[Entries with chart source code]
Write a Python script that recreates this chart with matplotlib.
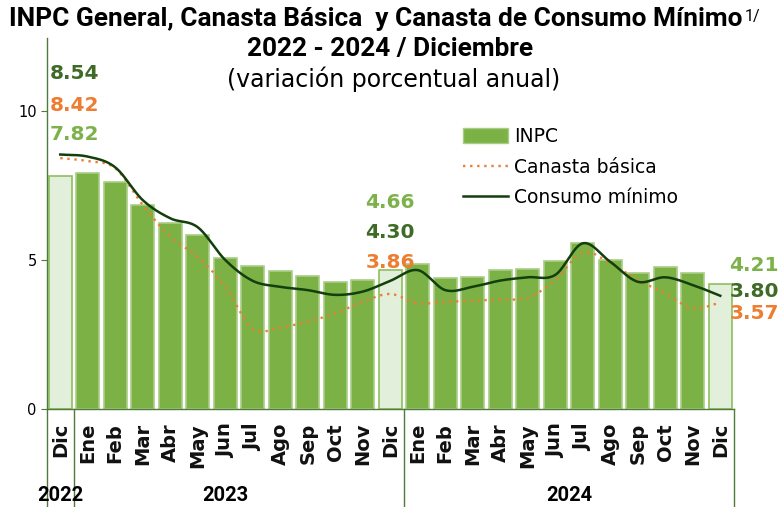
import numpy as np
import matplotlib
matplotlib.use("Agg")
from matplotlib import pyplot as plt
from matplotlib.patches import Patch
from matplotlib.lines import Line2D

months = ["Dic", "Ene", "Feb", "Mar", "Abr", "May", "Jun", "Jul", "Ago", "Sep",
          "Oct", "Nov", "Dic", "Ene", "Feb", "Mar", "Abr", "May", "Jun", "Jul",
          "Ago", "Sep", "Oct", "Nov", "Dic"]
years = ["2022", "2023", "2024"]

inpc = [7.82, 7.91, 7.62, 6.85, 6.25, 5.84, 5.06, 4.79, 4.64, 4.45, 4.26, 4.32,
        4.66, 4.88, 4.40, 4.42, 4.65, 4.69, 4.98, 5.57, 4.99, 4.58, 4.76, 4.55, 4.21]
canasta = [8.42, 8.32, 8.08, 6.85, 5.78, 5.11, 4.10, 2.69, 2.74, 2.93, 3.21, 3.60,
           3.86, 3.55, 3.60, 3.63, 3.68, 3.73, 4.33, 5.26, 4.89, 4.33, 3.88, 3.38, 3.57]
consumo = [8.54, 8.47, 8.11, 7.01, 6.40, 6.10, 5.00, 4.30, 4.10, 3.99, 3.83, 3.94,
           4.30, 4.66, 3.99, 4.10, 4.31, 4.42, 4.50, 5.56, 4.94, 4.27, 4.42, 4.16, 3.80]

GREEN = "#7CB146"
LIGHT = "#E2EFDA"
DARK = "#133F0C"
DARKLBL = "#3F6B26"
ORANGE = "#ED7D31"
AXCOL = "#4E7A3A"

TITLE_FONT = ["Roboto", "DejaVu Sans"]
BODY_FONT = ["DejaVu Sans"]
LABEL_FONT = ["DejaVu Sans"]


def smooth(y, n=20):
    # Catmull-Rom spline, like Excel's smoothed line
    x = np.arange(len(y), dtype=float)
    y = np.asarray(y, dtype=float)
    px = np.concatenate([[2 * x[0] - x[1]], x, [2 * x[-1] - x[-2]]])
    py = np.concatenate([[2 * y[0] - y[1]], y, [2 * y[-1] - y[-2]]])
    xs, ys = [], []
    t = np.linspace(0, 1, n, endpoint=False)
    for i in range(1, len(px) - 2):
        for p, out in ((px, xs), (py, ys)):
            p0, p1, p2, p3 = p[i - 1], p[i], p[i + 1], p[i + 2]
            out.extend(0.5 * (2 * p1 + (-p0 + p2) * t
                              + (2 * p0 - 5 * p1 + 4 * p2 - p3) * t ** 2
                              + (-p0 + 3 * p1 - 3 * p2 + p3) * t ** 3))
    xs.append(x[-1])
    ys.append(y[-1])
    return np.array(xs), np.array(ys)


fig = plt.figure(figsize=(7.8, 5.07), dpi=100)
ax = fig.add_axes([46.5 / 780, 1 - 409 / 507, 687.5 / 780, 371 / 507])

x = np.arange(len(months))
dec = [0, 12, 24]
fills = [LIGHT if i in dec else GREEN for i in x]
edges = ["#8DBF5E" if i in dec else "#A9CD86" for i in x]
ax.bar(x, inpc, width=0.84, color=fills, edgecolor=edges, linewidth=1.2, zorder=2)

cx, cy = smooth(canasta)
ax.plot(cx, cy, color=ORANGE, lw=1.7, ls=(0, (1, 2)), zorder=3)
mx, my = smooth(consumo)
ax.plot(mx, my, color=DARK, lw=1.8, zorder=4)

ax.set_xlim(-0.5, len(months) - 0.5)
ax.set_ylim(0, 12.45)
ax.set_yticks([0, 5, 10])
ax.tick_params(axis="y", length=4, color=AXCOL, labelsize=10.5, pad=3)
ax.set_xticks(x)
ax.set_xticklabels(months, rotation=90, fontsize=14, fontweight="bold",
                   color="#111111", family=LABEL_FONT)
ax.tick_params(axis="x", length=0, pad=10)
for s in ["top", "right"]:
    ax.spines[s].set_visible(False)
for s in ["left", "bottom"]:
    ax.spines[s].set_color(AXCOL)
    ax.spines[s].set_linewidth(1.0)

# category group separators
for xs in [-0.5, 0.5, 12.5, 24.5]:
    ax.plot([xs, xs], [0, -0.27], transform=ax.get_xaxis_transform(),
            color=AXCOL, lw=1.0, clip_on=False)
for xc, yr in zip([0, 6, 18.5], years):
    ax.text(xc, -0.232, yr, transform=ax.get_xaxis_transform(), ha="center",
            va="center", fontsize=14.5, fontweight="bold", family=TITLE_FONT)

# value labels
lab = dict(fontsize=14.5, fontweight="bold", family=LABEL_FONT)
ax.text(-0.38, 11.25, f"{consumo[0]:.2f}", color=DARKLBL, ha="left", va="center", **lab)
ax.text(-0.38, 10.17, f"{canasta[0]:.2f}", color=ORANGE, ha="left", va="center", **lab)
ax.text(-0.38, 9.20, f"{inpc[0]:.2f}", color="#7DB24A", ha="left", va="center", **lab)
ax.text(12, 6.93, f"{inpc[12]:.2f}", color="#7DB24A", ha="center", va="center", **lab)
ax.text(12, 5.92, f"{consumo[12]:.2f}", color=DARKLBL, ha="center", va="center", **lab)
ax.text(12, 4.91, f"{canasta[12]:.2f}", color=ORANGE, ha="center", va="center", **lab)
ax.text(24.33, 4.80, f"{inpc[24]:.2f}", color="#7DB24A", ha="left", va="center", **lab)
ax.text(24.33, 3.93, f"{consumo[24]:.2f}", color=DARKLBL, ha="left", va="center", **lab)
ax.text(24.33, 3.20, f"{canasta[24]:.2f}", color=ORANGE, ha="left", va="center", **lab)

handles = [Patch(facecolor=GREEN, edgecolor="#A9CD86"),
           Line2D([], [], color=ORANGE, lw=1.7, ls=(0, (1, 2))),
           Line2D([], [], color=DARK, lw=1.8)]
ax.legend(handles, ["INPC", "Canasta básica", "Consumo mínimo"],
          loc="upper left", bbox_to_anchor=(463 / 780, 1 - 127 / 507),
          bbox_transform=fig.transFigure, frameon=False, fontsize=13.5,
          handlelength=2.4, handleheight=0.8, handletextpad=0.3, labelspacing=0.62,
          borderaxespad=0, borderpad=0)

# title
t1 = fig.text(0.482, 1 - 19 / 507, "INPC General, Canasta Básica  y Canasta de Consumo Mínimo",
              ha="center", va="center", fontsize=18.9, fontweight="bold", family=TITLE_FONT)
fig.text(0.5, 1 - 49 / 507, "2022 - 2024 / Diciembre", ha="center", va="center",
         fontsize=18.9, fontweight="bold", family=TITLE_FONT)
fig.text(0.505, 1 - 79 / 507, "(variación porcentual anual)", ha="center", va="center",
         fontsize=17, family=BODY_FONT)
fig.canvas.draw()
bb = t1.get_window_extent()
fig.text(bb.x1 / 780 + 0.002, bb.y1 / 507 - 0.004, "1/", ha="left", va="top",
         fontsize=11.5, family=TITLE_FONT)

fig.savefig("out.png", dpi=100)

--

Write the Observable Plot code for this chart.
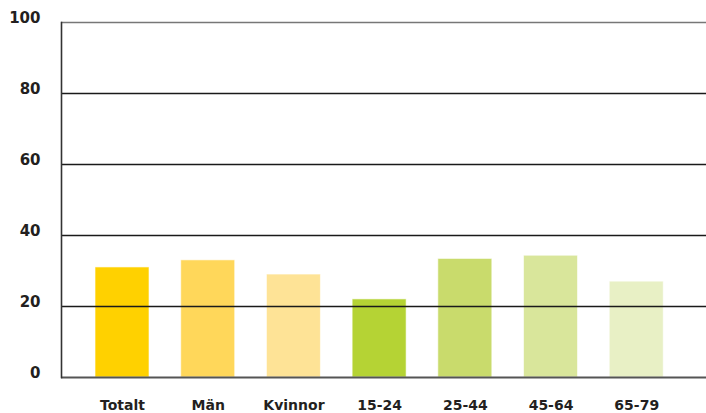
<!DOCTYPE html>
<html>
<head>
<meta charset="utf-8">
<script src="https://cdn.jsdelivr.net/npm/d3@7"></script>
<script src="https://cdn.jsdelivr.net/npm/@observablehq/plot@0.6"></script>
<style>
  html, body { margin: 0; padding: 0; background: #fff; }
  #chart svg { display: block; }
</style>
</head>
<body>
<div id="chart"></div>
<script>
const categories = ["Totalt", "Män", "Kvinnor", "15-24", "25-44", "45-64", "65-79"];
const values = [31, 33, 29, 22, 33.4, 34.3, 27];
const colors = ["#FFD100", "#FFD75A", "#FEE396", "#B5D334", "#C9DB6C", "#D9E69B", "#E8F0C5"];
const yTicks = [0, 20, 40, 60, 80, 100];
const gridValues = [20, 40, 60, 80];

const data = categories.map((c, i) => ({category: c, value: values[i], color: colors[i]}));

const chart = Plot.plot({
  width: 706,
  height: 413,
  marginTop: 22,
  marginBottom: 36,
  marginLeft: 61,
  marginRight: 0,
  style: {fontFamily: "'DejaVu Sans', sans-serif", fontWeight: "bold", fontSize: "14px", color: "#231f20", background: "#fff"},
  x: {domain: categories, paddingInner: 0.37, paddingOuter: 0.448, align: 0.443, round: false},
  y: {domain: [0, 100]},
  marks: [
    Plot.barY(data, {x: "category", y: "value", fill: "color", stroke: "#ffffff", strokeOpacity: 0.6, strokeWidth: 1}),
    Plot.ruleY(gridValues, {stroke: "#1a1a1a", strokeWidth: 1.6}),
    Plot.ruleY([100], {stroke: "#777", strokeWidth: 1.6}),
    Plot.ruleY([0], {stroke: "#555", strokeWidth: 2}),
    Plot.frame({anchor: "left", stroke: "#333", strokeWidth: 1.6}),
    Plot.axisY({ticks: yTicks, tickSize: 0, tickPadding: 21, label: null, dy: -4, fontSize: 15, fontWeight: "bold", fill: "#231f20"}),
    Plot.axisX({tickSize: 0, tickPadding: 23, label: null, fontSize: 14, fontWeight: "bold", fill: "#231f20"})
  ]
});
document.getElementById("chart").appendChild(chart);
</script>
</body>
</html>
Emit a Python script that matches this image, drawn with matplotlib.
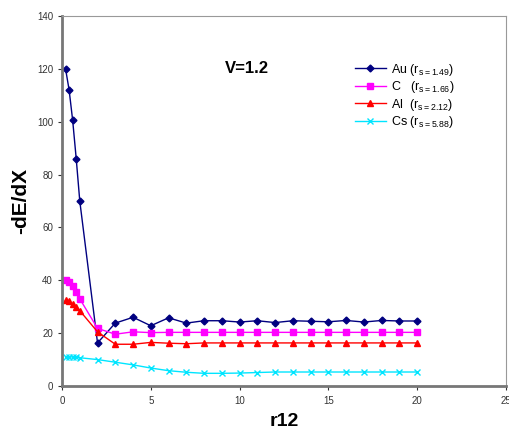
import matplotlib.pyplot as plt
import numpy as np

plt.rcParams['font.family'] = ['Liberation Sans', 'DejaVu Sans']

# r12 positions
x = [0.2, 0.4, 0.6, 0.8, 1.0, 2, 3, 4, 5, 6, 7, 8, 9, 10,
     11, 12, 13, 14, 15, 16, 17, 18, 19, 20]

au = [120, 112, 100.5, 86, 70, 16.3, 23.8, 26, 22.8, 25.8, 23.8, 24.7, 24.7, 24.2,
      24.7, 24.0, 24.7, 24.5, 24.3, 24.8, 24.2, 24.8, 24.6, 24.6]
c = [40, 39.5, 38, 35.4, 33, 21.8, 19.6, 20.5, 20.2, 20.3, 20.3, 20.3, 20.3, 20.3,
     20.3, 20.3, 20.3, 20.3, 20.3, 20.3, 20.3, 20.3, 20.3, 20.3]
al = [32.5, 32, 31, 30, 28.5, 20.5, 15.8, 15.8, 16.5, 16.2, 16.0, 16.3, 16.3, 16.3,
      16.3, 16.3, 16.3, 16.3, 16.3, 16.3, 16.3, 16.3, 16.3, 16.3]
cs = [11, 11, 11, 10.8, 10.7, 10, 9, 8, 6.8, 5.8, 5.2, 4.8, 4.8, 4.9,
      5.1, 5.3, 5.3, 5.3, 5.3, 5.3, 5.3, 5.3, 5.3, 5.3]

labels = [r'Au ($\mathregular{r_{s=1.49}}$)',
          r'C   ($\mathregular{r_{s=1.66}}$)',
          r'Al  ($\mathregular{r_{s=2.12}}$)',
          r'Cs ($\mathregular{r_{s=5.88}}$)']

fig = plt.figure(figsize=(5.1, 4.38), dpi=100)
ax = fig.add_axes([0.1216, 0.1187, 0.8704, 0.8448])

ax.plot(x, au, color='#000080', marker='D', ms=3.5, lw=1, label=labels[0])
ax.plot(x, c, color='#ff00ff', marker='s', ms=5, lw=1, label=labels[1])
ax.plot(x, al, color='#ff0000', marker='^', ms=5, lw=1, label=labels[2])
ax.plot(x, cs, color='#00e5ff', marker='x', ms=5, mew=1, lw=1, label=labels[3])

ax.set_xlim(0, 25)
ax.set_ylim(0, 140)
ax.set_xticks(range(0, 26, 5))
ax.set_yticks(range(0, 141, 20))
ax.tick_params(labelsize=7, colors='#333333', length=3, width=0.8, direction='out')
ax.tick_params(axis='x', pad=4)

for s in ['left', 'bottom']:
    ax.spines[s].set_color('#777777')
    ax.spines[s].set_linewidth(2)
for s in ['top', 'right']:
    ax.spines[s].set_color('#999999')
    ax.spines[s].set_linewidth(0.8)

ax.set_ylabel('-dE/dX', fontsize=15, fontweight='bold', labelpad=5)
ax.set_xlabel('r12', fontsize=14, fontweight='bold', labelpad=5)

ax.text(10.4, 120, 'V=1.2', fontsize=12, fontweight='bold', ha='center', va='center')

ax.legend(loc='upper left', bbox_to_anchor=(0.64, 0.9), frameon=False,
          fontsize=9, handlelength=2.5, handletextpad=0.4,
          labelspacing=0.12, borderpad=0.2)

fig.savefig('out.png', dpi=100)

...

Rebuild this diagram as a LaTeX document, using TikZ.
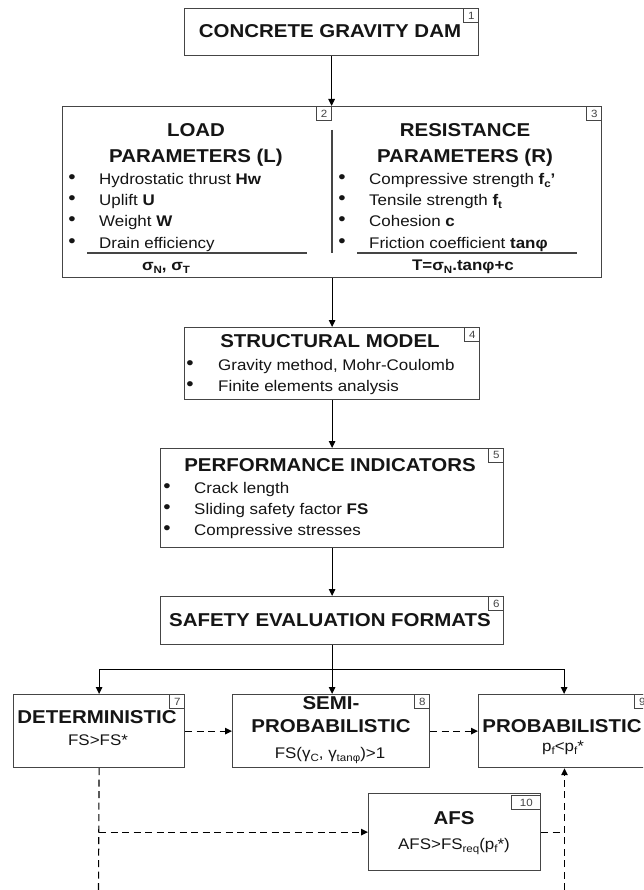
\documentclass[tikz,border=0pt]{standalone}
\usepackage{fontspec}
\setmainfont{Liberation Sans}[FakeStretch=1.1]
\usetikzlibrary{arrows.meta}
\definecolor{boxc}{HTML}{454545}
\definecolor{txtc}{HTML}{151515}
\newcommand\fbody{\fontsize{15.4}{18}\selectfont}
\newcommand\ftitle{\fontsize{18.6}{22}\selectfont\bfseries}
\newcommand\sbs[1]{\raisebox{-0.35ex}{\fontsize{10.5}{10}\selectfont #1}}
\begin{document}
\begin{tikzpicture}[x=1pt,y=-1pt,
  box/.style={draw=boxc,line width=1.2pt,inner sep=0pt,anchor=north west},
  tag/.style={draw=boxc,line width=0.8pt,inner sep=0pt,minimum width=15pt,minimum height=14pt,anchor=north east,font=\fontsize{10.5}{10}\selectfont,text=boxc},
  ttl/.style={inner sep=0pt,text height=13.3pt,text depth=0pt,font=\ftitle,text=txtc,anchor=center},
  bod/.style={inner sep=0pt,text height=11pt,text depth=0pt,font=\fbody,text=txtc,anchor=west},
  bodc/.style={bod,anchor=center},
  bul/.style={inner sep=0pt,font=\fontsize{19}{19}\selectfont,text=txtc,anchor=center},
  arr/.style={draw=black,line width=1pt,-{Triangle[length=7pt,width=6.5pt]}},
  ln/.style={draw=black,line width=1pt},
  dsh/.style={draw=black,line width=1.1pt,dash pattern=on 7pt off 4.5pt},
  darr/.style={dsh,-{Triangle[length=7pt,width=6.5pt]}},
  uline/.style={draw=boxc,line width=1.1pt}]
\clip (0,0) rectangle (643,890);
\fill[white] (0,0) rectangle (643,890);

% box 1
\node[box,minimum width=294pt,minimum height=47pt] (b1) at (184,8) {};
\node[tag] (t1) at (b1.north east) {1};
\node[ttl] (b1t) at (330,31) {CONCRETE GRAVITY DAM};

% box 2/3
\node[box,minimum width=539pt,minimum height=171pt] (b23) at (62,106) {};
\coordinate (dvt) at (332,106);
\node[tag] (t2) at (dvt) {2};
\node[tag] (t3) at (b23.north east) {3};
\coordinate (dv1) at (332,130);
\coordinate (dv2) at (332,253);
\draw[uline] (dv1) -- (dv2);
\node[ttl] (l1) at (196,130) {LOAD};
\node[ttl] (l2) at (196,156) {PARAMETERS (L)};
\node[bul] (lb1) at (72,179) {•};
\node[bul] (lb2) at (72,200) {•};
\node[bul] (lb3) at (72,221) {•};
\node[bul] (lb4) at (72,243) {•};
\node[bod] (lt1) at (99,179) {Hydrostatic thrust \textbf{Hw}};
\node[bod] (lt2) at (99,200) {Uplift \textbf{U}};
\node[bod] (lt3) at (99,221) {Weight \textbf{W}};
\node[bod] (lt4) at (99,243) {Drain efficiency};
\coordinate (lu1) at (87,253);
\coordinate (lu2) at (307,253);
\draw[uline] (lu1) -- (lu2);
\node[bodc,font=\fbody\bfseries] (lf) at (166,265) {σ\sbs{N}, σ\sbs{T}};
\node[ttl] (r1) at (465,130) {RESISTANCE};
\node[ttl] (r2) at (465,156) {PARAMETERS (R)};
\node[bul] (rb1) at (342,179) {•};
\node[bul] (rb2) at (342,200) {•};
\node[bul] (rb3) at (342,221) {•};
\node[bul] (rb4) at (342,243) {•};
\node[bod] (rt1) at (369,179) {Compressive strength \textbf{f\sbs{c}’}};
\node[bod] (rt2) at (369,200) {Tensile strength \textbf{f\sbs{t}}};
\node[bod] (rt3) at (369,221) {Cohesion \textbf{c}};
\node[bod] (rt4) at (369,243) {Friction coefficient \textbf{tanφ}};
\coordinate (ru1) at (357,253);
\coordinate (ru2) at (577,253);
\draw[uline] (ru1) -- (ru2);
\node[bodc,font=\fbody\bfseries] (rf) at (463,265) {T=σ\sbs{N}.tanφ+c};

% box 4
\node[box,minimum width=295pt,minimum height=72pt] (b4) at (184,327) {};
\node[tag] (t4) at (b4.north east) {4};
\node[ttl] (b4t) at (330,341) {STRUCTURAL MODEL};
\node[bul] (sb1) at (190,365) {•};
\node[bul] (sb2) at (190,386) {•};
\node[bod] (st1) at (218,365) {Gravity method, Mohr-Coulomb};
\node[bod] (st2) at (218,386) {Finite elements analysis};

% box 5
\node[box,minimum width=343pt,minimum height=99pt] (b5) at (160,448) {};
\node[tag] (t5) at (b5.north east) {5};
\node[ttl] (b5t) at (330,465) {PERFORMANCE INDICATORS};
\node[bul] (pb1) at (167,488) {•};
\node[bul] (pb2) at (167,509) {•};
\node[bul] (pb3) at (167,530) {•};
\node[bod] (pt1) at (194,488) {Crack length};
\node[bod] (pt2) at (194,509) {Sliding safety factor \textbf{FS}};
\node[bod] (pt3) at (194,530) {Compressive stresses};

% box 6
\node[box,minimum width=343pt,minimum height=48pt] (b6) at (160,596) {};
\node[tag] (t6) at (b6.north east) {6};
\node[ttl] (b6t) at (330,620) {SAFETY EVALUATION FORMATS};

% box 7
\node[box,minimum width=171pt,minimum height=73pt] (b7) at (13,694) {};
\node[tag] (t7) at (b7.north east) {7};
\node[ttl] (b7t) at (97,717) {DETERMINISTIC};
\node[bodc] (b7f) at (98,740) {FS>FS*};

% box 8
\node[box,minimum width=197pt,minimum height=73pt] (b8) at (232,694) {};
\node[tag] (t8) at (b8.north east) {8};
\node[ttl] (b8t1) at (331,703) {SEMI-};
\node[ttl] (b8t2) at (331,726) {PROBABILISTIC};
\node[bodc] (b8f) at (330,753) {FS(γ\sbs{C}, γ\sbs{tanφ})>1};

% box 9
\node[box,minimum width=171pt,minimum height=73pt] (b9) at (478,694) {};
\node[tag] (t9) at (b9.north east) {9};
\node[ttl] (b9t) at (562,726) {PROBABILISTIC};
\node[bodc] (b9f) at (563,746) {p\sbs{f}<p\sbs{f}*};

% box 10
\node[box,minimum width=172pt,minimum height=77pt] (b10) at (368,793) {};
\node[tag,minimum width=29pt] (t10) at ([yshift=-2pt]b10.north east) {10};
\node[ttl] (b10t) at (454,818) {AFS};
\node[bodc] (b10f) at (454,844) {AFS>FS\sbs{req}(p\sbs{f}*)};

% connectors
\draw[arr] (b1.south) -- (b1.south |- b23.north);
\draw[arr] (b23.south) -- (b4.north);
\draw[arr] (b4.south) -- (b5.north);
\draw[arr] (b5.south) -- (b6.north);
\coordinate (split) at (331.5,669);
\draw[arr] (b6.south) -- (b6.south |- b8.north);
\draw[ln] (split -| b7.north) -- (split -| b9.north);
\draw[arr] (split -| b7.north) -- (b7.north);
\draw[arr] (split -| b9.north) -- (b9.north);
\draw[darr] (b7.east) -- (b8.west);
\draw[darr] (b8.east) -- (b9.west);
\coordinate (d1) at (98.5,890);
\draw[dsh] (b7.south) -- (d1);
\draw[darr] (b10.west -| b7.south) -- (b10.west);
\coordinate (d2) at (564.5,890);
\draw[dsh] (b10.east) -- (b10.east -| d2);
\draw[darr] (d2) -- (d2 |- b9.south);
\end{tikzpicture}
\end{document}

SET TASK: Beginning with the line above that contains "Emit a Python" and finishing with the line that contains "mew=1, lw=1, label=labels[3])", print those lines exactly and only. Skip all pictures.

EXPECTED ANSWER:
Emit a Python script that matches this image, drawn with matplotlib.
import matplotlib.pyplot as plt
import numpy as np

plt.rcParams['font.family'] = ['Liberation Sans', 'DejaVu Sans']

# r12 positions
x = [0.2, 0.4, 0.6, 0.8, 1.0, 2, 3, 4, 5, 6, 7, 8, 9, 10,
     11, 12, 13, 14, 15, 16, 17, 18, 19, 20]

au = [120, 112, 100.5, 86, 70, 16.3, 23.8, 26, 22.8, 25.8, 23.8, 24.7, 24.7, 24.2,
      24.7, 24.0, 24.7, 24.5, 24.3, 24.8, 24.2, 24.8, 24.6, 24.6]
c = [40, 39.5, 38, 35.4, 33, 21.8, 19.6, 20.5, 20.2, 20.3, 20.3, 20.3, 20.3, 20.3,
     20.3, 20.3, 20.3, 20.3, 20.3, 20.3, 20.3, 20.3, 20.3, 20.3]
al = [32.5, 32, 31, 30, 28.5, 20.5, 15.8, 15.8, 16.5, 16.2, 16.0, 16.3, 16.3, 16.3,
      16.3, 16.3, 16.3, 16.3, 16.3, 16.3, 16.3, 16.3, 16.3, 16.3]
cs = [11, 11, 11, 10.8, 10.7, 10, 9, 8, 6.8, 5.8, 5.2, 4.8, 4.8, 4.9,
      5.1, 5.3, 5.3, 5.3, 5.3, 5.3, 5.3, 5.3, 5.3, 5.3]

labels = [r'Au ($\mathregular{r_{s=1.49}}$)',
          r'C   ($\mathregular{r_{s=1.66}}$)',
          r'Al  ($\mathregular{r_{s=2.12}}$)',
          r'Cs ($\mathregular{r_{s=5.88}}$)']

fig = plt.figure(figsize=(5.1, 4.38), dpi=100)
ax = fig.add_axes([0.1216, 0.1187, 0.8704, 0.8448])

ax.plot(x, au, color='#000080', marker='D', ms=3.5, lw=1, label=labels[0])
ax.plot(x, c, color='#ff00ff', marker='s', ms=5, lw=1, label=labels[1])
ax.plot(x, al, color='#ff0000', marker='^', ms=5, lw=1, label=labels[2])
ax.plot(x, cs, color='#00e5ff', marker='x', ms=5, mew=1, lw=1, label=labels[3])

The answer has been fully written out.